<<<<

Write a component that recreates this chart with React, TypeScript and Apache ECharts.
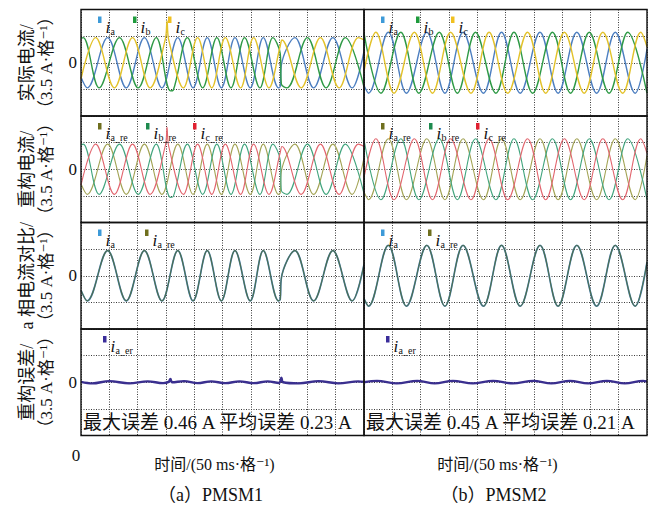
import React, { useEffect, useRef } from "react";
import * as echarts from "echarts";

// ---------------- data (time in ms, current in A) ----------------
const TIME_RANGE_MS = [0, 500];
const TIME_STEP_MS = 50;
const CURRENT_RANGE_A = [-7, 7];
const CURRENT_STEP_A = 3.5;

const rowTitles = ["实际电流/", "重构电流/", "a 相电流对比/", "重构误差/"];
const rowUnit = "（3.5 A·格⁻¹）";
const zeroLabel = "0";
const timeAxisName = "时间/(50 ms·格⁻¹)";
const panelCaptions = ["（a）PMSM1", "（b）PMSM2"];
const errorNotes = ["最大误差 0.46 A 平均误差 0.23 A", "最大误差 0.45 A 平均误差 0.21 A"];

// PMSM1 phase currents (extrema)
const pmsm1Ia = [[0, -1.9], [11, -3.3], [47, 3.3], [80, -3.3], [112, 3.3], [143, -3.3], [171, 3.3], [198, -3.3], [223, 3.3], [248, -3.3], [272, 3.3], [299, -3.3], [322, 3.3], [349, -3.3], [352, -3.1], [354, -0.3], [378, 3.3], [411, -3.3], [445, 3.3], [479, -3.3], [500, 1.5]];
const pmsm1Ib = [[0, 3.2], [4, 3.3], [32, -3.3], [68, 3.3], [101, -3.3], [133, 3.3], [158, -3.7], [163, -3.6], [188, 3.3], [215, -3.3], [240, 3.3], [265, -3.3], [289, 3.3], [316, -3.3], [339, 3.3], [352, 1.2], [354, -2.8], [364, -3.3], [400, 3.3], [433, -3.3], [467, 3.3], [500, -3.2]];
const pmsm1Ic = [[0, -2.1], [26, 3.3], [59, -3.3], [91, 3.3], [122, -3.3], [149, 3.1], [152, 5.5], [155, 3.0], [181, -3.3], [206, 3.3], [231, -3.3], [255, 3.3], [282, -3.3], [305, 3.3], [332, -3.3], [352, 2.2], [355, 3.0], [389, -3.3], [423, 3.3], [456, -3.3], [490, 3.3], [500, 3.0]];
const pmsm1Err = [[0, 0.05], [20, -0.15], [50, 0.15], [85, -0.15], [118, 0.12], [145, -0.12], [155, 0.05], [158, 0.45], [161, 0.0], [182, 0.15], [206, -0.12], [230, 0.12], [255, -0.12], [280, 0.12], [305, -0.12], [330, 0.12], [350, -0.1], [354, 0.6], [357, 0.0], [385, -0.15], [420, 0.15], [455, -0.15], [490, 0.12], [500, 0.05]];

// PMSM2 phase currents
const pmsm2Ia = [[0, -3.0], [8, -4.0], [43, 4.0], [75, -4.0], [111, 4.0], [143, -4.0], [175, 4.0], [211, -4.0], [243, 4.0], [276, -4.0], [311, 4.0], [343, -4.0], [376, 4.0], [411, -4.0], [444, 4.0], [479, -4.0], [500, 1.8]];
const pmsm2Ib = [[0, 3.9], [30, -4.0], [65, 4.0], [97, -4.0], [133, 4.0], [165, -4.0], [197, 4.0], [233, -4.0], [265, 4.0], [298, -4.0], [333, 4.0], [365, -4.0], [398, 4.0], [433, -4.0], [466, 4.0], [500, -4.0]];
const pmsm2Ic = [[0, -1.1], [21, 4.0], [53, -4.0], [89, 4.0], [121, -4.0], [153, 4.0], [189, -4.0], [221, 4.0], [254, -4.0], [289, 4.0], [321, -4.0], [354, 4.0], [389, -4.0], [422, 4.0], [457, -4.0], [489, 4.0], [500, 2.1]];
const pmsm2Err = [[0, 0.0], [23, 0.18], [58, -0.15], [94, 0.18], [125, -0.15], [157, 0.18], [192, -0.15], [228, 0.18], [263, -0.15], [299, 0.18], [331, -0.15], [364, 0.18], [396, -0.15], [429, 0.18], [461, -0.15], [493, 0.18], [500, 0.1]];

// ---------------- layout & style ----------------
const COL_LEFT = [81, 364];
const COL_WIDTH = 283;
const ROW_TOP = [9.5, 116, 222.5, 329];
const ROW_HEIGHT = 106.5;

const SERIF = "'Liberation Serif', 'DejaVu Serif', 'Noto Sans CJK SC', serif";

const C = {
  blue: "#4d7fc0",
  green: "#2f9a46",
  yellow: "#e3c22b",
  oliveRe: "#a3a456",
  greenRe: "#42a57e",
  redRe: "#e2666f",
  row3Blue: "#4f86bf",
  row3Olive: "#4a6a3c",
  err: "#3a2f8f",
  mBlue: "#3d9ad8",
  mGreen: "#1e9a3c",
  mYellow: "#f0c020",
  mOlive: "#6f6f1e",
  mGreenRe: "#1d8a4e",
  mRed: "#e02030",
  mPurple: "#3a2d9a",
};

type Legend = { color: string; sub: string; dx: number };
const legendRows: Legend[][] = [
  [{ color: C.mBlue, sub: "a", dx: 17 }, { color: C.mGreen, sub: "b", dx: 52 }, { color: C.mYellow, sub: "c", dx: 87 }],
  [{ color: C.mOlive, sub: "a_re", dx: 17 }, { color: C.mGreenRe, sub: "b_re", dx: 65 }, { color: C.mRed, sub: "c_re", dx: 112 }],
  [{ color: C.mBlue, sub: "a", dx: 17 }, { color: C.mOlive, sub: "a_re", dx: 64 }],
  [{ color: C.mPurple, sub: "a_er", dx: 22 }],
];

function textEl(x: number, y: number, text: string, size: number, align: string, vAlign: string, extra: any = {}) {
  return {
    type: "text",
    x,
    y,
    silent: true,
    ...extra,
    style: {
      text,
      fontSize: size,
      fontFamily: SERIF,
      fill: "#111",
      align,
      verticalAlign: vAlign,
      textAlign: align,
      textVerticalAlign: vAlign,
      ...(extra.style || {}),
    },
  };
}

function buildOption() {
  const grids: any[] = [];
  const xAxes: any[] = [];
  const yAxes: any[] = [];
  const series: any[] = [];
  const splitStyle = { show: true, lineStyle: { color: "#3a3a3a", width: 1, type: [1, 1.5] } };

  const panelData = [
    { ia: pmsm1Ia, ib: pmsm1Ib, ic: pmsm1Ic, err: pmsm1Err },
    { ia: pmsm2Ia, ib: pmsm2Ib, ic: pmsm2Ic, err: pmsm2Err },
  ];

  const line = (gi: number, data: number[][], color: string, width: number, z = 2, opacity = 1) => ({
    type: "line",
    xAxisIndex: gi,
    yAxisIndex: gi,
    data,
    showSymbol: false,
    symbol: "none",
    smooth: 0.36,
    silent: true,
    z,
    lineStyle: { color, width, opacity },
  });

  for (let r = 0; r < 4; r++) {
    for (let p = 0; p < 2; p++) {
      const gi = r * 2 + p;
      grids.push({
        left: COL_LEFT[p],
        top: ROW_TOP[r],
        width: COL_WIDTH,
        height: ROW_HEIGHT,
        show: true,
        borderColor: "#111",
        borderWidth: 1.4,
        backgroundColor: "transparent",
        z: 5,
      });
      xAxes.push({
        type: "value",
        gridIndex: gi,
        min: TIME_RANGE_MS[0],
        max: TIME_RANGE_MS[1],
        interval: TIME_STEP_MS,
        axisLine: { show: false },
        axisTick: { show: false },
        axisLabel: { show: false },
        splitLine: splitStyle,
      });
      yAxes.push({
        type: "value",
        gridIndex: gi,
        min: CURRENT_RANGE_A[0],
        max: CURRENT_RANGE_A[1],
        interval: CURRENT_STEP_A,
        axisLine: { show: false },
        axisTick: { show: false },
        axisLabel: { show: false },
        splitLine: splitStyle,
      });
      const d = panelData[p];
      if (r === 0) {
        series.push(line(gi, d.ia, C.blue, 1.4));
        series.push(line(gi, d.ib, C.green, 1.4));
        series.push(line(gi, d.ic, C.yellow, 1.4));
      } else if (r === 1) {
        series.push(line(gi, d.ia, C.oliveRe, 1.1));
        series.push(line(gi, d.ib, C.greenRe, 1.1));
        series.push(line(gi, d.ic, C.redRe, 1.1));
      } else if (r === 2) {
        series.push(line(gi, d.ia, C.row3Blue, 1.7));
        series.push(line(gi, d.ia, C.row3Olive, 1.1, 3, 0.85));
      } else {
        series.push(line(gi, d.err, C.err, 2.4));
      }
    }
  }

  const graphic: any[] = [];
  for (let r = 0; r < 4; r++) {
    const cy = ROW_TOP[r] + ROW_HEIGHT / 2;
    graphic.push(textEl(27, cy, rowTitles[r], 18, "center", "middle", { rotation: Math.PI / 2 }));
    graphic.push(textEl(46, cy, rowUnit, 17, "center", "middle", { rotation: Math.PI / 2 }));
    graphic.push(textEl(77, cy, zeroLabel, 17, "right", "middle"));
    for (let p = 0; p < 2; p++) {
      const L = COL_LEFT[p];
      const T = ROW_TOP[r];
      for (const lg of legendRows[r]) {
        graphic.push({
          type: "rect",
          silent: true,
          z: 10,
          shape: { x: L + lg.dx, y: T + 7, width: 3.5, height: 6.5 },
          style: { fill: lg.color },
        });
        graphic.push(textEl(L + lg.dx + 7.5, T + 17.5, "i", 17, "left", "middle", { z: 10, style: { fontStyle: "italic" } }));
        graphic.push(textEl(L + lg.dx + 12.5, T + 21.5, lg.sub, 10, "left", "middle", { z: 10 }));
      }
    }
  }
  for (let p = 0; p < 2; p++) {
    graphic.push(textEl(COL_LEFT[p] + 2, 422, errorNotes[p], 19, "left", "middle", { z: 10 }));
    const cx = COL_LEFT[p] + COL_WIDTH / 2;
    graphic.push(textEl(cx - 8, 464, timeAxisName, 16, "center", "middle"));
    graphic.push(textEl(cx - 12, 495, panelCaptions[p], 18, "center", "middle"));
  }
  graphic.push(textEl(76, 455, zeroLabel, 17, "center", "middle"));

  return {
    animation: false,
    backgroundColor: "#ffffff",
    grid: grids,
    xAxis: xAxes,
    yAxis: yAxes,
    series,
    graphic,
  };
}

export default function App() {
  const ref = useRef<HTMLDivElement>(null);
  useEffect(() => {
    if (!ref.current) return;
    const chart = echarts.init(ref.current, null, { renderer: "svg" });
    chart.setOption(buildOption() as any);
    return () => chart.dispose();
  }, []);
  return <div ref={ref} style={{ position: "absolute", left: 0, top: 0, width: 656, height: 518 }} />;
}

>>>>

Reproduce only the lines from the beginning of the data through the line that contains "const CURRENT_STEP_A = 3.5;", both included, and please drop the pictures.

Write a component that recreates this chart with React, TypeScript and Apache ECharts.
import React, { useEffect, useRef } from "react";
import * as echarts from "echarts";

// ---------------- data (time in ms, current in A) ----------------
const TIME_RANGE_MS = [0, 500];
const TIME_STEP_MS = 50;
const CURRENT_RANGE_A = [-7, 7];
const CURRENT_STEP_A = 3.5;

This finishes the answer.